The installations consist of works on paper,and wood and are located in the glasshouse and log cabin.



Anita Gwynn
www.anitagwynn.blogspot.com

I am interested in the indigenous and wildflowers, especially in my local area and my drawings in this exhibition are examinations of some of these flowers.  If I have drawn them, it is because I have been excited by their shape and beauty.  Coming from suburbia and its tidy gardens, I enjoy the plants that break through the concrete and walls and grow - beautifully and subversively. They can be part of the heritage of a place and each plant has a story, a myth or a legend attached to it.  Enjoy the stories.



Carol Wyss

My work is a concerted search for the structure of things: taking recognized, existing structures apart and putting them together again.
The human skeleton is the basic structure through which I examine the relationship of human structures to their surroundings. Through dismantling and opposing existing structures new formations are created. Abstraction is part of the process - not trying to hide the origins, rather broadening the possibilities for interpretation. What you see at first glance is not necessarily what it is.

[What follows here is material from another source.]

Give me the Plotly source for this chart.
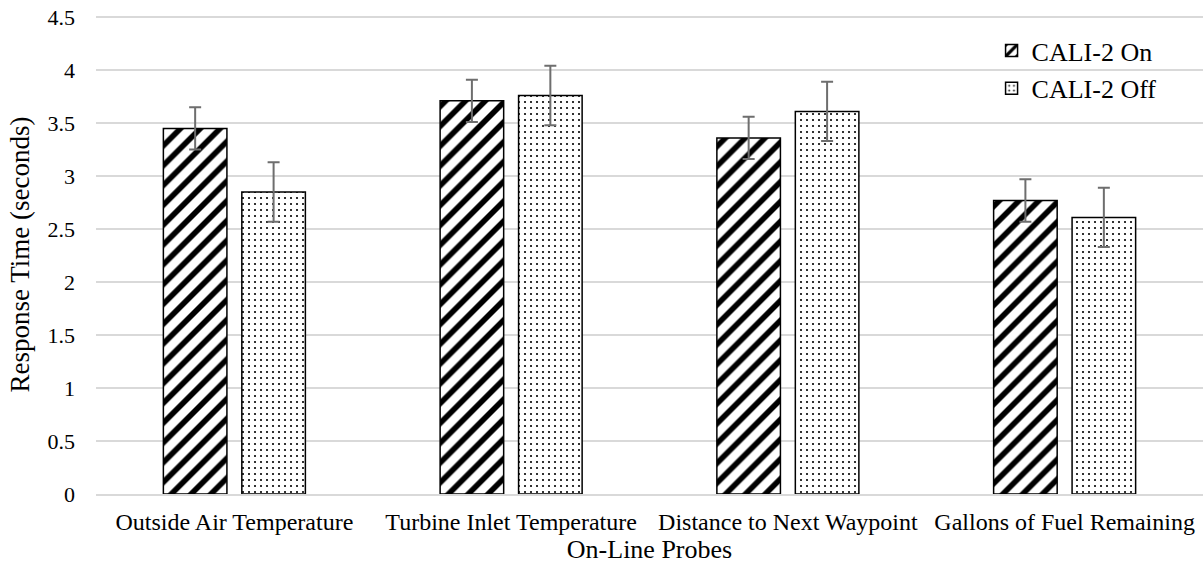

The artworks for this installation are part of the Flower series. The series consists of large etchings, images of wild flowers and weeds that turn out to be made up of human bones. These human bone structures are reminders of the fact that humans are as much part of nature as weeds and in fact a lot more invasive…

The installation resembles a herbarium and gives each specimen its own particular value.